Il mondo umanitario è in ebollizione. Colpa di un prodotto alimentare rivoluzionario a base di noccioline che sta salvando nei Paesi poveri decine di migliaia di bambini dalla malnutrizione acuta, una malattia che secondo l’Oms – Organizzazione mondiale della sanità rappresenta oltre il 50% delle cause di mortalità infantile nel mondo. Battezzata la “Nutella dei poveri”, Plumpy’nut è una pasta supernutriente composta da arachide, latte in polvere, oli e zuccheri, ricchissima di vitamine e sali minerali.
I tempi in cui il Pam, il Programma alimentare mondiale copriva di elogi Nutriset, il produttore, parlando di «un’era nuova» nel mondo umanitario, sembrano lontani. Oggi i riflettori si sono spostati su un tribunale federale di Washington D.C., dove due organizzazioni non profit americane stanno trascinando in giudizio l’azienda francese. Il 18 dicembre scorso la fondazione californiana Mama Cares e l’organizzazione caritativa texana Breedlove Foods hanno depositato una denuncia contro il brevetto che protegge Plumpy’nut negli Stati Uniti e che impedirebbe loro di penetrare il mercato dei Rutf (alimenti terapeutici pronti per l’uso) con due nuovi prodotti molto simili a quello francese e che potrebbero rivelarsi meno costosi: “Re: vive” e “VitalNut Pro”.
Mike Mellace, presidente di Mama Cares sostiene che «dei bambini muoiono perché Nutriset impedisce altre aziende di fabbricare un alimento che salverebbe loro la vita». Un’accusa rispedita al mittente da Nutriset che per voce della sua direttrice Adeline Lescanne afferma che «non un solo bambino nel mondo si è visto rifiutare il prodotto per colpa del contenzioso sul brevetto». L’azienda insiste sul fatto che il brevetto non è universale.

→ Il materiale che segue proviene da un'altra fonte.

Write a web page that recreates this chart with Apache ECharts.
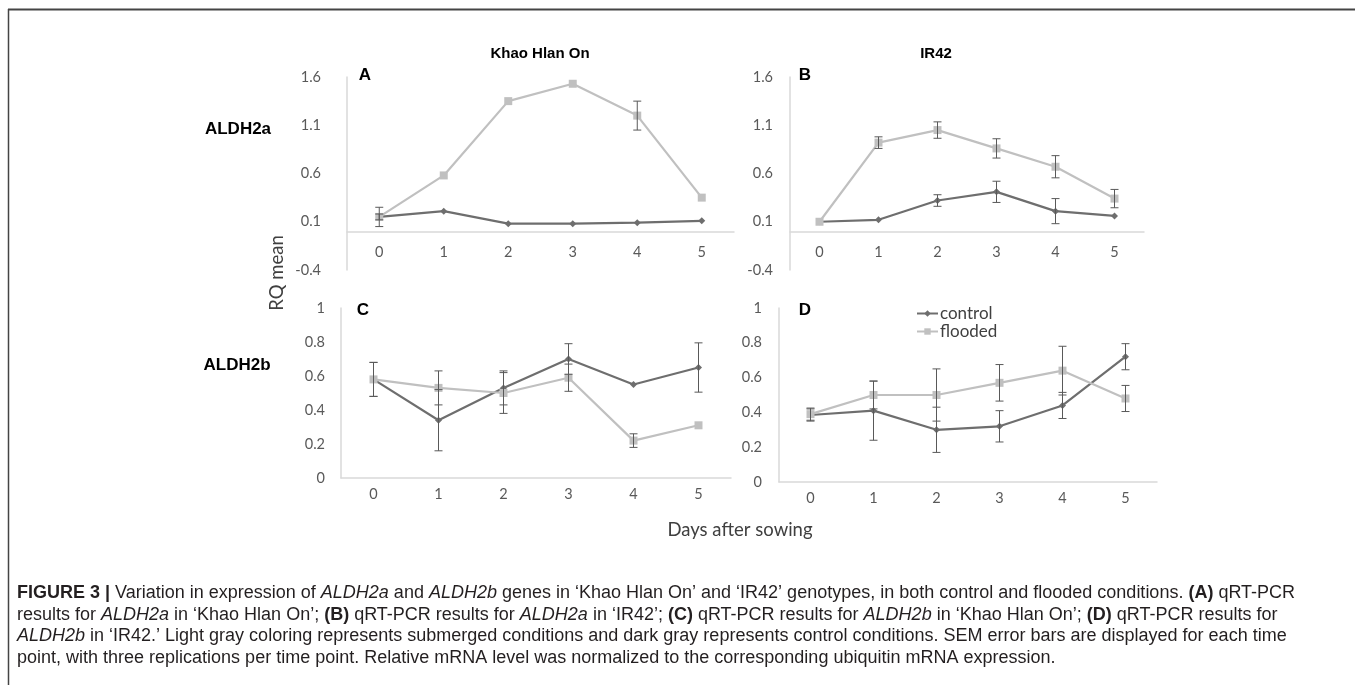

In una decina di Paesi come il Niger, il Malawi e il Kenya, Nutriset ha messo in piedi reti di partenariato e di franchising che consentono di fabbricare sul posto del Plumpy’nut con prodotti locali.
I problemi semmai sono da ricercare altrove. «Oggi la capacità produttiva mondiale di Rutf è pari a 60mila tonnellate all’anno, mentre la domanda solvibile è di 30mila tonnellate» sostiene Lescanne. La verità, fanno quindi sapere a Nutriset, è che i donatori internazionali non finanziano abbastanza la lotta contro la malnutrizione. Secondo l’Unicef, nel mondo ci sono 26 milioni di bambini malnutriti e meno di uno su dieci riceve il Plumpy’nut o un prodotto equivalente. Gli Stati Uniti poi sono il principale fornitore di aiuti umanitari. Su pressioni delle lobby agricole, però, le leggi nazionali prevedono che il 99% dei fondi destinati agli aiuti deve servire ad acquistare eccedenze della produzione agricola americana. Il che significherebbe – nel caso di Mama Cares e Breedlove Foods – esportare nel Sud del mondo parte del surplus produttivo di arachidi di cui gli Usa sono tra i più importanti produttori mondiali e quindi mettere a rischio le produzioni locali.
Se le organizzazioni umanitarie riconoscono le tesi di Nutriset, non tutti ne condividono la strategia sui brevetti. Tra queste c’è Medici senza frontiere, la prima ong internazionale ad aver testato il Plumpy’nut su larga scala durante la crisi umanitaria del Niger nel 2005. Per Tido von Schoen-Angerer, direttore della campagna per l’accesso ai farmaci essenziali, nel settore alimentare i brevetti dovrebbero costituire «un’eccezione», e il fatto che Nutriset abbia una presenza molto, se non troppo forte sul mercato degli alimenti terapeutici pronti all’uso non è forse così tanto estranea al modo con cui si gestiscono i brevetti.